NEWS COMMENTARY: The emotional outpouring over a skier’s misguided jump this week has amounted to one of those “only in Norway” sorts of stories. It says a lot about priorities in this small but often passionate country, for better or worse.
There aren’t many other places in the world where a skier’s jump would dominate the first 10 minutes of the national broadcaster’s nightly news, attract widespread coverage in newspapers all over the country and set off a debate that was still playing on local radio three days after it occurred.
But this is Norway, where winter sports, national landmarks and politics play huge roles. In this case, all three were involved.
It all started with the completion of the new Holmenkollen Ski Jump, the latest and wildly expensive version of a ski jump that’s been part of the national heritage for more than a century. It was supposed to cost around NOK 500 million, but the final price tag for the ski jump and adjoining winter sports facilities exploded to NOK 1.8 billion (about USD 300 million) and forced the resignation of the city official in charge.
It was the 18th reconstruction of the main ski jump at Holmenkollen, which actually is the name of a hill rising over the northwest portion of Oslo. Next year’s Nordic World Championships will be held at Holmenkollen, and that’s what justified the huge project — politicians and sports officials fought hard to win the right to host the World Championships, and they required a modern ski jump.
The new Holmenkollen has thus immediately become Oslo’s new “national treasure,” as newspaper Aftenposten crowed on Friday. It was ready in time for the preliminary World Championships, to be held in mid-March, and a series of other sporting events throughout the month including the annual Holmenkollen Ski Festival. Everyone was supposed to be ready to cheer and bask in the glow of top-rated new facilities.
Instead, Olympic and World Cup ski jumper Bjørn Einar Romøren (ohoto) is being blamed for getting the party of to a very poor start. He made a test jump on Tuesday that stripped female jumper Anette Sagen of the honor of actually being the first high-profile ski jumper off the new Holmenkollen, and the screaming has been going on ever since.
Why is this so important in Norway? Because it was considered unsportsmanlike, it defied a decision made by city leaders to have Sagen jump first, it highlighted the arrogance of male sports bureaucrats who let Romøren jump, and because it immediately tarnished the image of the new Holmenkollen. The offending jump showed a lack of respect that Norwegian civic leaders simply can’t tolerate, and Romøren has been duly punished.
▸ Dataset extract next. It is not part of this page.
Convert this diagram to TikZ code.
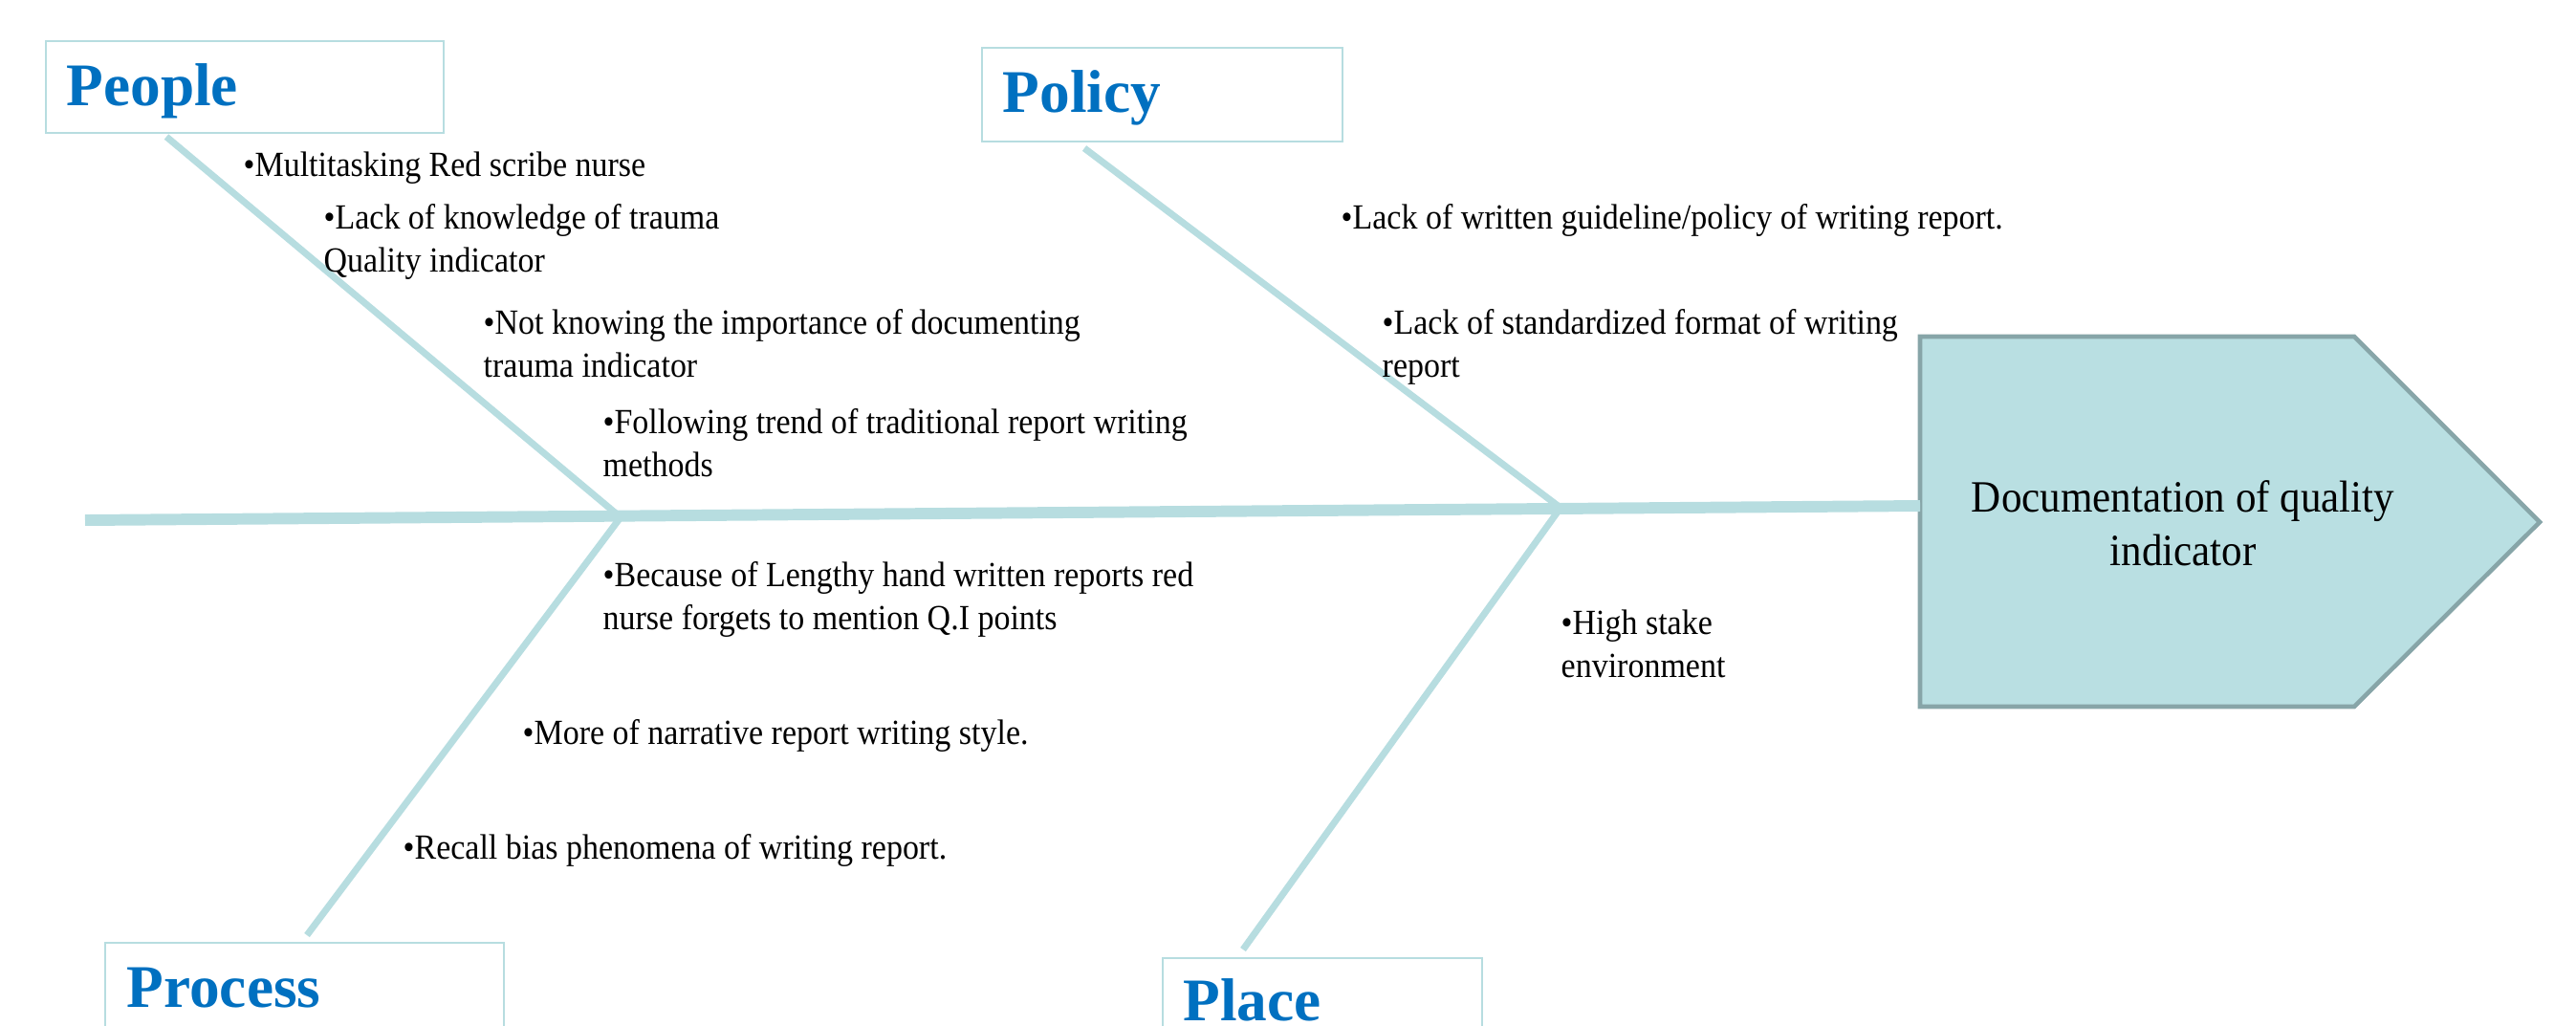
\documentclass[tikz,border=0pt]{standalone}
\usepackage{fontspec}
\setmainfont[FakeStretch=0.92]{Liberation Serif}
\newfontfamily\headfont{Liberation Serif}
\definecolor{bone}{HTML}{B7DDE0}
\definecolor{boxline}{HTML}{B7DDE0}
\definecolor{headblue}{HTML}{0070C0}
\definecolor{effectfill}{HTML}{B9DFE2}
\definecolor{effectline}{HTML}{87A5A8}
\begin{document}
\begin{tikzpicture}[x=0.01cm,y=-0.01cm,
  catbox/.style={draw=boxline,line width=0.8pt},
  cattext/.style={anchor=base west,inner sep=0pt,text=headblue,font=\headfont\fontsize{18}{20}\selectfont\bfseries},
  bonel/.style={draw=bone,line width=2pt},
  spinel/.style={draw=bone,line width=3.4pt},
  cause/.style={anchor=north west,inner sep=0pt,align=left,font=\fontsize{10.5}{12.7}\selectfont},
]
\useasboundingbox (0,0) rectangle (2694,1072);
% category boxes
\draw[catbox] (48,43) rectangle (464,139);
\node[cattext] (people) at (69,110) {People};
\draw[catbox] (1027,50) rectangle (1404,148);
\node[cattext] (policy) at (1048,117) {Policy};
\draw[catbox] (110,986) rectangle (527,1090);
\node[cattext] (process) at (132,1053) {Process};
\draw[catbox] (1216,1002) rectangle (1550,1090);
\node[cattext] (place) at (1237,1067) {Place};
% effect
\draw[fill=effectfill,draw=effectline,line width=1.3pt,line join=miter]
  (2008,352) -- (2462,352) -- (2656,546) -- (2462,739) -- (2008,739) -- cycle;
\coordinate (effectw) at (2008,529);
\node[align=center,inner sep=0pt,font=\fontsize{13.3}{16}\selectfont] (effect) at (2283,547)
  {Documentation of quality\\indicator};
% spine and bones
\coordinate (tail) at (89,544);
\coordinate (j1) at (649,541);
\coordinate (j2) at (1632,531);
\coordinate (peopleend) at (174,143);
\coordinate (policyend) at (1134,155);
\coordinate (processend) at (321,978);
\coordinate (placeend) at (1300,993);
\draw[spinel] (tail) -- (effectw);
\draw[bonel] (peopleend) -- (j1);
\draw[bonel] (j1) -- (processend);
\draw[bonel] (policyend) -- (j2);
\draw[bonel] (j2) -- (placeend);
% causes
\node[cause] (c1) at (254,158) {\textbullet Multitasking Red scribe nurse};
\node[cause] (c2) at (338,213) {\textbullet Lack of knowledge of trauma\\Quality indicator};
\node[cause] (c3) at (505,323) {\textbullet Not knowing the importance of documenting\\trauma indicator};
\node[cause] (c4) at (630,427) {\textbullet Following trend of traditional report writing\\methods};
\node[cause] (c5) at (630,587) {\textbullet Because of Lengthy hand written reports red\\nurse forgets to mention Q.I points};
\node[cause] (c6) at (546,752) {\textbullet More of narrative report writing style.};
\node[cause] (c7) at (421,872) {\textbullet Recall bias phenomena of writing report.};
\node[cause] (c8) at (1402,213) {\textbullet Lack of written guideline/policy of writing report.};
\node[cause] (c9) at (1445,323) {\textbullet Lack of standardized format of writing\\report};
\node[cause] (c10) at (1632,637) {\textbullet High stake\\environment};
\end{tikzpicture}
\end{document}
Mostly, the entire affair simply took the shine off what was supposed to be a celebration of Holmenkollen and a cheerful start to weeks of competition in a country that takes sports quite seriously. And it was all starting up just after Norway’s strong performance at the Winter Olympics, where the country of 4.7 million grabbed 23 medals and its athletes were hailed for “doing their job.”
Romøren didn’t do a good job. He’s due to be back in action for official competition at Holmenkollen March 14. It’s unlikely Norwegians will boo him, but he’d best not expect the traditional “Holmenkollen roar” from the crowd.